Danville Area Community College

Active in Achieving the Dream: 
2009 - present
Participating Institution

Danville Area Community College (DACC) is developing a culture of evidence that has proven particularly effective in identifying the needs of their African American student populations.

What We Are Doing: 

As the culture of evidence grows at DACC, it is witnessing institution-wide faculty, staff and students finding student success strategies helpful.

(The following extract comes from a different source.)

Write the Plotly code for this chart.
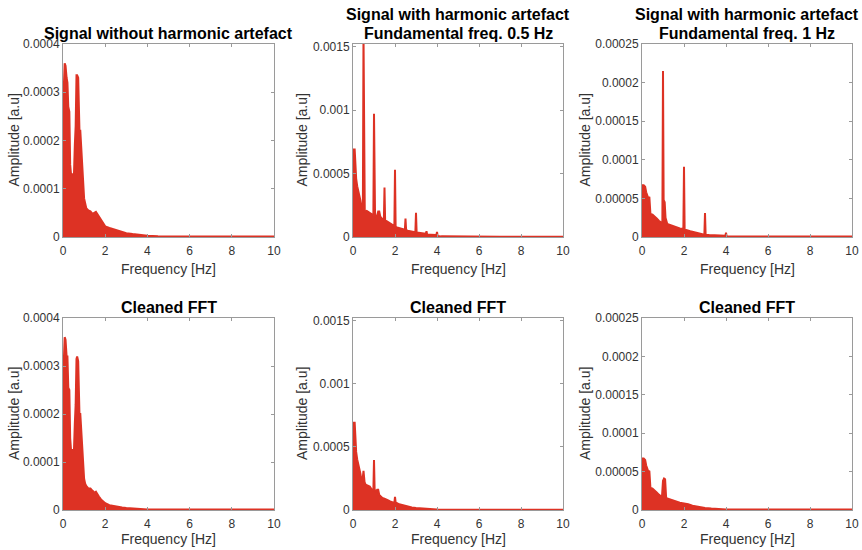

Evidence demonstrates that the greatest performance gaps in persistence, completion and semester-retention rates confront their African American students. The college created an Equity and Inclusion sub-team to develop initiatives to focus on addressing and closing these gaps as follows:

  • A-MALE (African Males Addressing Life Effectively) is a support group designed specifically to address student success in and among the College’s African American male population. While more data needs to be collected, initial evidence showed 69% of the A-MALE participants enrolled in the Fall 2010 semester re-enrolled the following Spring; whereas, only 62% of the comparison (non A-MALE participant) cohort re-enrolled.
  •  WISE (Women Inspiring Success Effectively) is a female support group, and also a class students can receive Corporate and Community Education credit for completing.
  • Professional Development interventions designed, in conjunction with the Teaching and Learning sub-team, to improve teaching techniques with an eye toward equity, inclusion, cultural awareness, and Cooperative Learning techniques in instructional delivery.
Who We Are: 

Initially established as an extension center of the University of Illinois in 1946, DACC currently operates as an independent two-year area college, and services high school districts in five East Central Illinois counties.

Vermillion County, where the college is located, statistically ranks among the worst counties in the state when measuring the percentage of adult residents ages 25-34, with either a two-or four-year degree.

The college has identified financial challenges and burdens facing students as a key hurdle to degree completion, with statistics showing nearly 70% of all of DACC’s first time in college students receiving some sort of financial aid.  The initiatives are targeted at best equipping its students to address and overcome these barriers to completion.

The Achieving the Dream Model

Achieving the Dream community colleges commit to our Student-Centered Model of Institutional Improvement. Based on four principles, the model frames the overall work of helping more students, particularly low- income students and students of color, stay in school and earn a college certificate or degree.

Each college approaches the work differently, but Achieving the Dream’s five-step process provides practical guidelines for keeping the focus where it belongs and building momentum over time. Throughout the process, Achieving the Dream coaches offer customized support and help each college’s core team implement data-informed programs and policies that build long-term, institution-wide commitment to student success.